_STATED EXERCISE_
Pictures are not part of the copy. Retype the lines from the first one through the line that contains "(0bp,0bp) rectangle (612.24bp,528.48bp);".

'''

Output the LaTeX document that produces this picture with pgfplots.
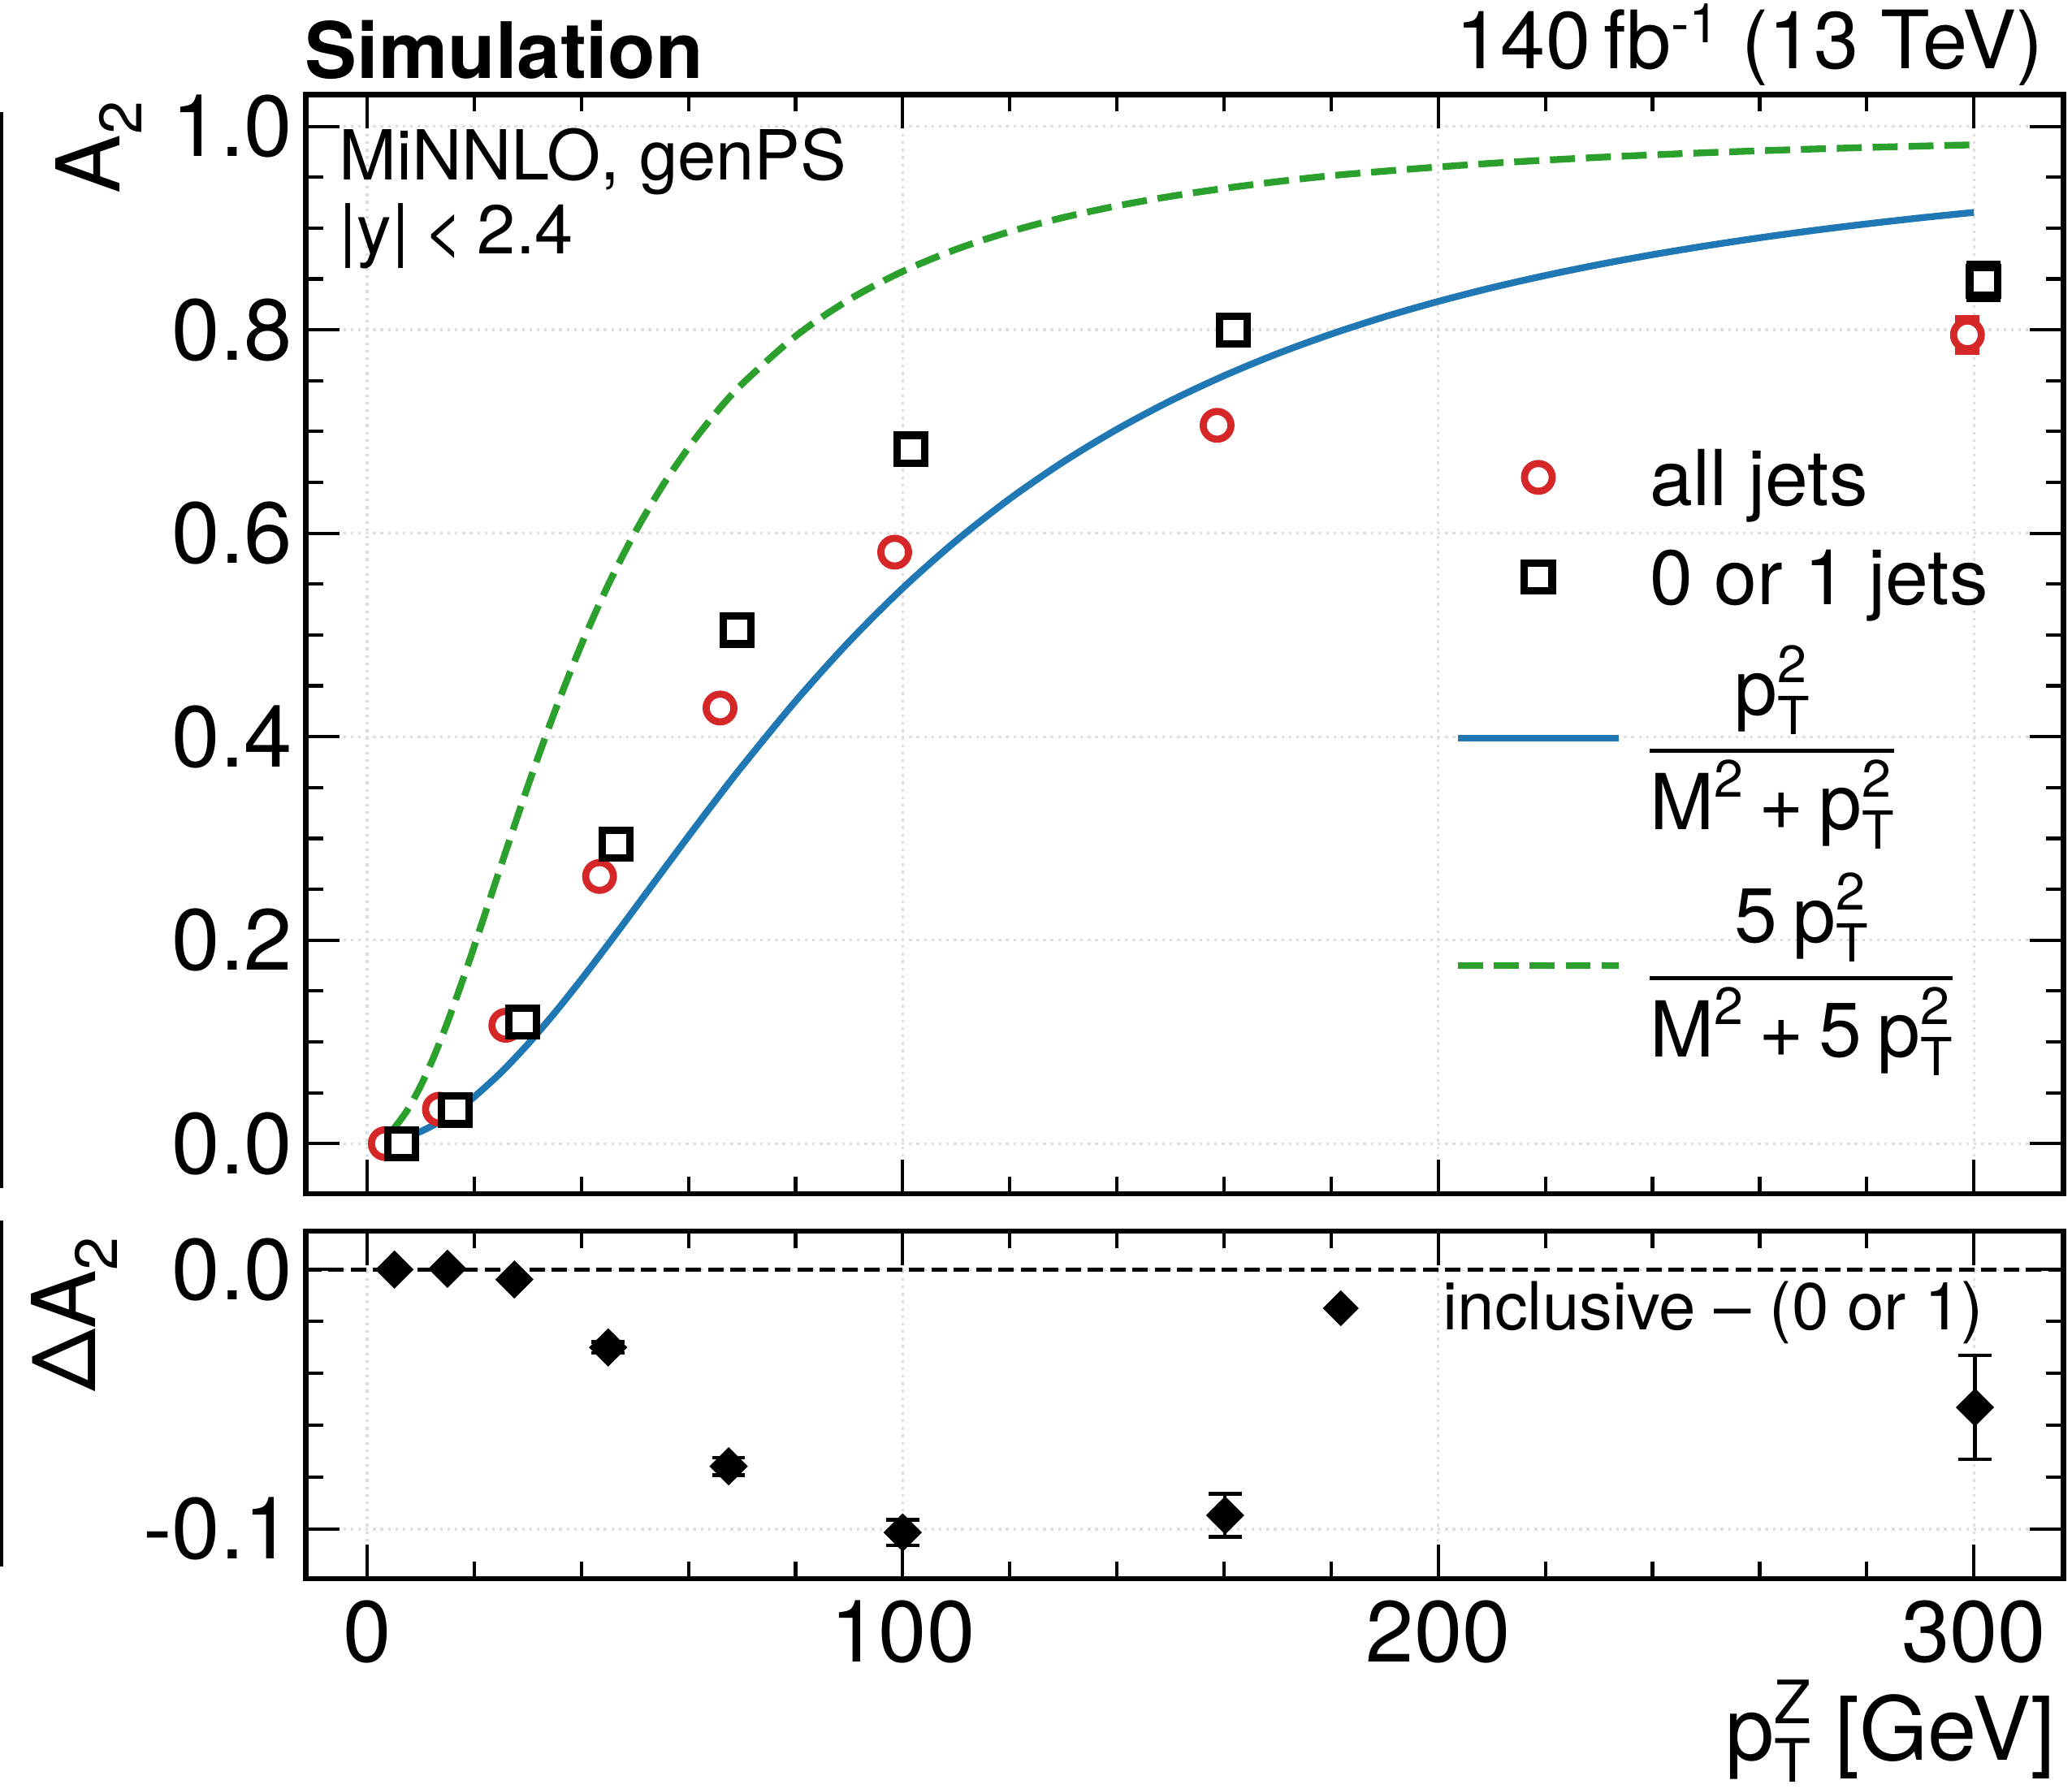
\documentclass[border=0pt]{standalone}
\usepackage{fontspec}
\setmainfont{TeX Gyre Heros}
\usepackage{amsmath}
\usepackage{pgfplots}
\pgfplotsset{compat=1.18}
\definecolor{tabblue}{HTML}{1F77B4}
\definecolor{tabgreen}{HTML}{2CA02C}
\definecolor{tabred}{HTML}{D62728}
\makeatletter
\newcommand{\scr}[1]{{\fontsize{\the\dimexpr0.68\dimexpr\f@size pt\relax\relax}{0pt}\selectfont #1}}
\makeatother
\newcommand{\Sup}[1]{\raisebox{0.42em}{\scr{#1}}}
\newcommand{\Sub}[1]{\raisebox{-0.25em}{\scr{#1}}}
\newcommand{\SupSub}[2]{\rlap{\Sup{#1}}\Sub{#2}}
\newcommand{\pT}{p\SupSub{2}{T}}
\newcommand{\pl}{\hspace{0.2em}+\hspace{0.2em}}
\newcommand{\lent}[3]{$\vcenter to #2{\vskip #1\vss\hbox{#3}\vss}$}
\newcommand{\FracA}{$\nulldelimiterspace=0pt\displaystyle\genfrac{}{}{1.3bp}{0}{\mbox{\pT}}{\mbox{\raisebox{0pt}[0.72em]{M\Sup{2}\pl\pT}}}$}
\newcommand{\FracB}{$\nulldelimiterspace=0pt\displaystyle\genfrac{}{}{1.3bp}{0}{\mbox{5\hspace{0.2em}\pT}}{\mbox{\raisebox{0pt}[0.72em]{M\Sup{2}\pl 5\hspace{0.2em}\pT}}}$}
\pgfplotsset{
  base/.style={
    scale only axis, width=519.24bp,
    xmin=-11.4, xmax=316.7,
    xtick={0,100,200,300}, minor x tick num=4,
    major tick length=10bp, minor tick length=5bp,
    tick style={black, line width=1bp},
    axis line style={line width=1.6bp},
    grid=major,
    major grid style={line width=0.8bp, black!13, dash pattern=on 0.8bp off 1.4bp},
    tick label style={font=\fontsize{25.6bp}{31bp}\selectfont},
    yticklabel style={anchor=east, inner sep=0pt, xshift=-3.8bp},
    xticklabel style={anchor=north, inner sep=0pt, yshift=-6.2bp},
  },
  mklegend/.style={legend image code/.code={\path (0bp,0bp) (47.5bp,0bp);\draw[mark repeat=2,mark phase=2] plot coordinates {(0bp,0bp) (23.75bp,0bp) (47.5bp,0bp)};}},
  lnlegend/.style={legend image code/.code={\draw (0bp,0bp) -- (47.5bp,0bp);}},
}
\begin{document}
\begin{tikzpicture}
\path[use as bounding box] (0bp,0bp) rectangle (612.24bp,528.48bp);

% upper panel
\begin{axis}[base, at={(90.43bp,175.68bp)}, anchor=south west, height=324.8bp,
  ymin=-0.0493, ymax=1.0311,
  ytick={0,0.2,0.4,0.6,0.8,1.0}, yticklabels={0.0,0.2,0.4,0.6,0.8,1.0}, minor y tick num=3,
  xticklabels={},
  legend style={at={(axis description cs:0.6536,0.6971)}, anchor=north west, draw=none, fill=none,
    inner sep=0pt, outer sep=0pt, row sep=0pt, column sep=8.2bp,
    nodes={inner sep=0pt, outer sep=0pt, text depth=}, font=\fontsize{22.8bp}{27bp}\selectfont},
  legend cell align=left]
\addplot[tabgreen, line width=2bp, dash pattern=on 7.4bp off 3.2bp, smooth, forget plot] coordinates {
(5,0.01481) (7.5,0.03272) (10,0.05672) (12.5,0.08589) (15,0.11917) (17.5,0.15552) (20,0.19389)
(25,0.27316) (30,0.35115) (35,0.42417) (40,0.49035) (45,0.54908) (50,0.60053) (55,0.64527)
(60,0.68402) (65,0.71756) (70,0.74661) (80,0.79375) (90,0.82966) (100,0.85741) (110,0.87917)
(120,0.89647) (130,0.91041) (140,0.92179) (150,0.93118) (160,0.93900) (170,0.94570) (180,0.95153)
(190,0.95596) (200,0.96008) (210,0.96372) (220,0.96678) (230,0.96953) (240,0.97194) (250,0.97409)
(260,0.97599) (270,0.97770) (280,0.97923) (290,0.98061) (300,0.98186)};
\addplot[tabblue, line width=2bp, smooth, forget plot] coordinates {
(5,0.0030) (7.5,0.00672) (10,0.01188) (12.5,0.01844) (15,0.02635) (17.5,0.03552) (20,0.04590)
(25,0.06991) (30,0.09767) (35,0.12841) (40,0.16137) (45,0.19584) (50,0.23116) (55,0.26675)
(60,0.30214) (65,0.33692) (70,0.37079) (80,0.43493) (90,0.49345) (100,0.54600) (110,0.59270)
(120,0.63394) (130,0.67024) (140,0.70213) (150,0.73017) (160,0.75483) (170,0.77661) (180,0.79577)
(190,0.81279) (200,0.82790) (210,0.84140) (220,0.85339) (230,0.86417) (240,0.87385) (250,0.88256)
(260,0.89047) (270,0.89762) (280,0.90411) (290,0.91004) (300,0.91542)};
% error bars of the last points (drawn below the markers)
\addplot[forget plot, only marks, mark=none, tabred, error bars/.cd, y dir=both, y explicit,
  error bar style={line width=2bp, solid}, error mark options={rotate=90, mark size=3.6bp, line width=2bp}]
  coordinates {(298.8,0.795) +- (0,0.016)};
\addplot[forget plot, only marks, mark=none, black, error bars/.cd, y dir=both, y explicit,
  error bar style={line width=2.2bp, solid}, error mark options={rotate=90, mark size=5.1bp, line width=2.2bp}]
  coordinates {(301.8,0.8476) +- (0,0.0168)};
\addplot[only marks, mark=*, mark size=4.1bp, mark options={draw=tabred, fill=white, line width=2.1bp, solid}, mklegend]
  coordinates {(3.4,0.000) (13.5,0.0338) (25.9,0.1163) (43.4,0.2626) (65.9,0.4282) (98.5,0.5814) (158.7,0.7061) (298.8,0.795)};
\addlegendentry{\lent{5.2bp}{29.4bp}{all jets}}
\addplot[only marks, mark=square*, mark size=4.1bp, mark options={draw=black, fill=white, line width=2.2bp, solid}, mklegend]
  coordinates {(6.5,0.000) (16.5,0.033) (29.0,0.1197) (46.5,0.2943) (69.1,0.5048) (101.5,0.6827) (161.7,0.7996) (301.8,0.8476)};
\addlegendentry{\lent{5.2bp}{29.4bp}{0 or 1 jets}}
\addlegendimage{tabblue, line width=2bp, lnlegend}
\addlegendentry{\lent{5.2bp}{66.08bp}{\FracA}}
\addlegendimage{tabgreen, line width=2bp, dash pattern=on 7.4bp off 3.2bp, lnlegend}
\addlegendentry{\lent{5.2bp}{68.18bp}{\FracB}}
\end{axis}

% lower panel
\begin{axis}[base, at={(90.43bp,61.92bp)}, anchor=south west, height=102.72bp,
  ymin=-0.1191, ymax=0.01483,
  ytick={-0.1,0}, yticklabels={-0.1,0.0}, minor ytick={-0.08,-0.06,-0.04,-0.02},
  xticklabels={0,100,200,300},
  legend style={at={(axis description cs:0.5561,0.7780)}, anchor=west, draw=none, fill=none,
    inner sep=0pt, outer sep=0pt, row sep=0pt, column sep=13.2bp,
    nodes={inner sep=0pt, outer sep=0pt, text depth=}, font=\fontsize{19.6bp}{23bp}\selectfont},
  legend cell align=left]
\addplot[forget plot, black, line width=1.3bp, dash pattern=on 4.6bp off 2bp] coordinates {(-11.4,0) (316.7,0)};
\addplot[only marks, mark=square*, mark size=3.75bp, mark options={rotate=45, draw=black, fill=black, line width=0.5bp, solid},
  legend image code/.code={\path (0bp,0bp) (33.6bp,0bp);\draw[mark repeat=2,mark phase=2,mark size=3.5bp] plot coordinates {(0bp,0bp) (16.8bp,0bp) (33.6bp,0bp)};},
  error bars/.cd, y dir=both, y explicit,
  error bar style={black, line width=1bp, solid}, error mark options={black, rotate=90, mark size=4.9bp, line width=1bp}]
  coordinates {(5.1,0.000) +- (0,0) (15.0,0.0003) +- (0,0) (27.5,-0.0038) +- (0,0) (45.0,-0.0300) +- (0,0.0021)
  (67.5,-0.0758) +- (0,0.0034) (100.0,-0.1013) +- (0,0.0049) (160.2,-0.0947) +- (0,0.0083) (300.2,-0.0531) +- (0,0.0200)};
\addlegendentry{\lent{2.4bp}{20bp}{inclusive -- (0 or 1)}}
\end{axis}

% texts
\node[anchor=base west, inner sep=0pt, font=\fontsize{23bp}{27bp}\selectfont\bfseries] at (90bp,505.2bp) {Simulation};
\node[anchor=base east, inner sep=0pt, font=\fontsize{23.8bp}{28bp}\selectfont] at (604bp,508.1bp) {140\,fb\raisebox{0.33em}{\scr{-1}} (13 TeV)};
\node[anchor=base west, inner sep=0pt, font=\fontsize{20.4bp}{24bp}\selectfont] at (100bp,475.2bp) {MiNNLO, genPS};
\node[anchor=base west, inner sep=0pt, font=\fontsize{20.4bp}{24bp}\selectfont] at (100bp,453.4bp) {|y|\hspace{0.2em}<\hspace{0.2em}2.4};
\node[rotate=90, anchor=base east, inner sep=0pt, font=\fontsize{26bp}{31bp}\selectfont] at (35.5bp,498.7bp) {A\Sub{2}};
\node[rotate=90, anchor=base east, inner sep=0pt, font=\fontsize{26bp}{31bp}\selectfont] at (28.3bp,163.0bp) {ΔA\Sub{2}};
\node[anchor=base east, inner sep=0pt, font=\fontsize{26bp}{31bp}\selectfont] at (607.5bp,8.2bp) {p\SupSub{Z}{T} [GeV]};
\draw[line width=1bp] (0.5bp,177.4bp) -- (0.5bp,495.4bp);
\draw[line width=1bp] (0.5bp,65.5bp) -- (0.5bp,167.8bp);
\end{tikzpicture}
\end{document}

'''

_FINISHED TASK_
Output the LaTeX document that produces this picture with pgfplots.
\documentclass[border=0pt]{standalone}
\usepackage{fontspec}
\setmainfont{TeX Gyre Heros}
\usepackage{amsmath}
\usepackage{pgfplots}
\pgfplotsset{compat=1.18}
\definecolor{tabblue}{HTML}{1F77B4}
\definecolor{tabgreen}{HTML}{2CA02C}
\definecolor{tabred}{HTML}{D62728}
\makeatletter
\newcommand{\scr}[1]{{\fontsize{\the\dimexpr0.68\dimexpr\f@size pt\relax\relax}{0pt}\selectfont #1}}
\makeatother
\newcommand{\Sup}[1]{\raisebox{0.42em}{\scr{#1}}}
\newcommand{\Sub}[1]{\raisebox{-0.25em}{\scr{#1}}}
\newcommand{\SupSub}[2]{\rlap{\Sup{#1}}\Sub{#2}}
\newcommand{\pT}{p\SupSub{2}{T}}
\newcommand{\pl}{\hspace{0.2em}+\hspace{0.2em}}
\newcommand{\lent}[3]{$\vcenter to #2{\vskip #1\vss\hbox{#3}\vss}$}
\newcommand{\FracA}{$\nulldelimiterspace=0pt\displaystyle\genfrac{}{}{1.3bp}{0}{\mbox{\pT}}{\mbox{\raisebox{0pt}[0.72em]{M\Sup{2}\pl\pT}}}$}
\newcommand{\FracB}{$\nulldelimiterspace=0pt\displaystyle\genfrac{}{}{1.3bp}{0}{\mbox{5\hspace{0.2em}\pT}}{\mbox{\raisebox{0pt}[0.72em]{M\Sup{2}\pl 5\hspace{0.2em}\pT}}}$}
\pgfplotsset{
  base/.style={
    scale only axis, width=519.24bp,
    xmin=-11.4, xmax=316.7,
    xtick={0,100,200,300}, minor x tick num=4,
    major tick length=10bp, minor tick length=5bp,
    tick style={black, line width=1bp},
    axis line style={line width=1.6bp},
    grid=major,
    major grid style={line width=0.8bp, black!13, dash pattern=on 0.8bp off 1.4bp},
    tick label style={font=\fontsize{25.6bp}{31bp}\selectfont},
    yticklabel style={anchor=east, inner sep=0pt, xshift=-3.8bp},
    xticklabel style={anchor=north, inner sep=0pt, yshift=-6.2bp},
  },
  mklegend/.style={legend image code/.code={\path (0bp,0bp) (47.5bp,0bp);\draw[mark repeat=2,mark phase=2] plot coordinates {(0bp,0bp) (23.75bp,0bp) (47.5bp,0bp)};}},
  lnlegend/.style={legend image code/.code={\draw (0bp,0bp) -- (47.5bp,0bp);}},
}
\begin{document}
\begin{tikzpicture}
\path[use as bounding box] (0bp,0bp) rectangle (612.24bp,528.48bp);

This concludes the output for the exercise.